Don't keep serving your guests until they are drunk

If you see someone getting too tiddly, get them to ease off the alcohol and offer them some food or a non-alcoholic cocktail instead. If you need to talk to guests about slowing down, always be discreet and treat them with respect to avoid confrontation.

Don't host your party alone

Ask family members or friends to help keep everything fun and in control.

Push Play

Get out all the old sports gear for a game of backyard cricket, touch, softball or frisbee.

Make cocktails and serve in a punch bowl

No-one really knows how much alcohol you've put in (or left out!).

Appoint a bartender

Have one person serve and, if possible, measure the drinks rather than have a free-for-all. People normally pour themselves larger drinks than they would get in the bar, making it hard to keep check of how much alcohol they've had.

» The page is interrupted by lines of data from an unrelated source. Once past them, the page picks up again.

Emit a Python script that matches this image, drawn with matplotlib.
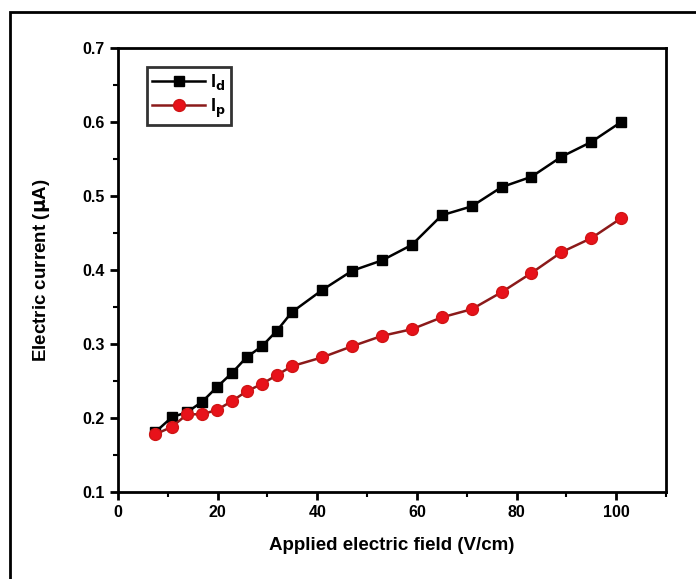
import matplotlib
matplotlib.use('Agg')
from matplotlib import pyplot as plt
from matplotlib.patches import Rectangle
from matplotlib.ticker import MultipleLocator

plt.rcParams['font.family'] = ['Liberation Sans', 'DejaVu Sans']
plt.rcParams['font.weight'] = 'bold'

field = [7.5, 10.8, 13.9, 16.9, 19.9, 22.9, 25.8, 28.9, 31.9, 34.9,
         41, 47, 53, 59, 65, 71, 77, 83, 89, 95, 101]
current_d = [0.181, 0.201, 0.208, 0.222, 0.242, 0.261, 0.282, 0.297, 0.318, 0.343,
             0.373, 0.399, 0.413, 0.434, 0.474, 0.486, 0.512, 0.526, 0.553, 0.573, 0.600]
current_p = [0.178, 0.188, 0.205, 0.205, 0.211, 0.223, 0.236, 0.246, 0.258, 0.270,
             0.282, 0.297, 0.311, 0.320, 0.336, 0.347, 0.370, 0.396, 0.424, 0.443, 0.470]

fig = plt.figure(figsize=(6.96, 5.79), dpi=100)
ax = fig.add_axes([118 / 696, 1 - 492 / 579, 548 / 696, 444 / 579])

# outer frame, cropped at right and bottom like the scan
fig.patches.append(Rectangle((10 / 696, -0.1), 1.2, 1.1 - 12 / 579,
                             transform=fig.transFigure, fill=False,
                             edgecolor='black', linewidth=2))

ax.plot(field, current_d, color='black', linewidth=1.8, marker='s',
        markersize=7, markerfacecolor='black', markeredgecolor='black',
        label='I$_\\mathbf{d}$')
ax.plot(field, current_p, color='#8b1a1a', linewidth=1.8, marker='o',
        markersize=8.5, markerfacecolor='#e8121a', markeredgecolor='#d01515',
        label='I$_\\mathbf{p}$')

ax.set_xlim(0, 110)
ax.set_ylim(0.1, 0.7)
ax.xaxis.set_minor_locator(MultipleLocator(10))
ax.yaxis.set_minor_locator(MultipleLocator(0.05))
ax.set_xticks([0, 20, 40, 60, 80, 100])
ax.set_yticks([0.1, 0.2, 0.3, 0.4, 0.5, 0.6, 0.7])

for s in ax.spines.values():
    s.set_linewidth(2)
ax.tick_params(which='major', direction='out', length=6, width=2,
               labelsize=11.5, top=False, right=False)
ax.tick_params(which='minor', direction='out', length=3.5, width=1.5,
               top=False, right=False)
for lab in ax.get_xticklabels() + ax.get_yticklabels():
    lab.set_fontweight('bold')

ax.set_xlabel('Applied electric field (V/cm)', fontsize=13.5, fontweight='bold', labelpad=12)
ax.set_ylabel('Electric current ($\\mathbf{\\mu}$A)', fontsize=13.5, fontweight='bold', labelpad=22)

leg = ax.legend(loc='upper left', bbox_to_anchor=(0.053, 0.958), borderaxespad=0,
                frameon=True, fancybox=False, edgecolor='black', handlelength=2.9,
                handletextpad=0.3, borderpad=0.3, labelspacing=0.25,
                prop={'weight': 'bold', 'size': 13})
leg.get_frame().set_linewidth(2)

fig.savefig('out.png', dpi=100)
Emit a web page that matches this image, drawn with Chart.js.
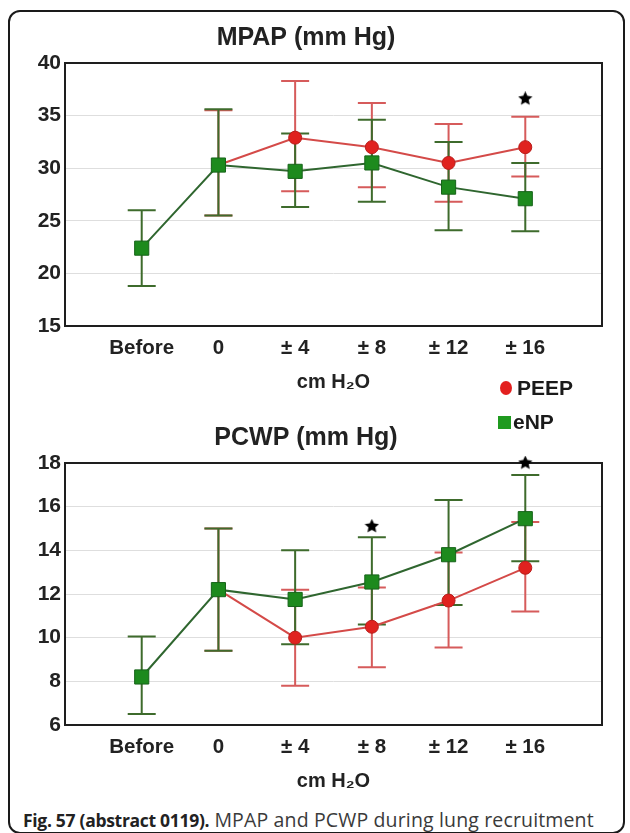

Look after young people around alcohol

Keep an eye on everyone, especially young people around drinks. They're not as bulletproof as they think. Get them involved in planning the get together so they can help plan ways to avoid too much alcohol as well. And remember your children watch your behaviour. They are more likely to do as you do, not as you say.

Supervise the kids

If young children are going to be there make sure there's a responsible adult or older person looking out for them and providing entertainment.

Set an end time

Make a time for the party/BBQ to end and stick to it.

Look after your guests

Don't let them drive home if they have had too much to drink. Ensure they get a taxi or offer them a bed for the night. Don't let people walk home alone.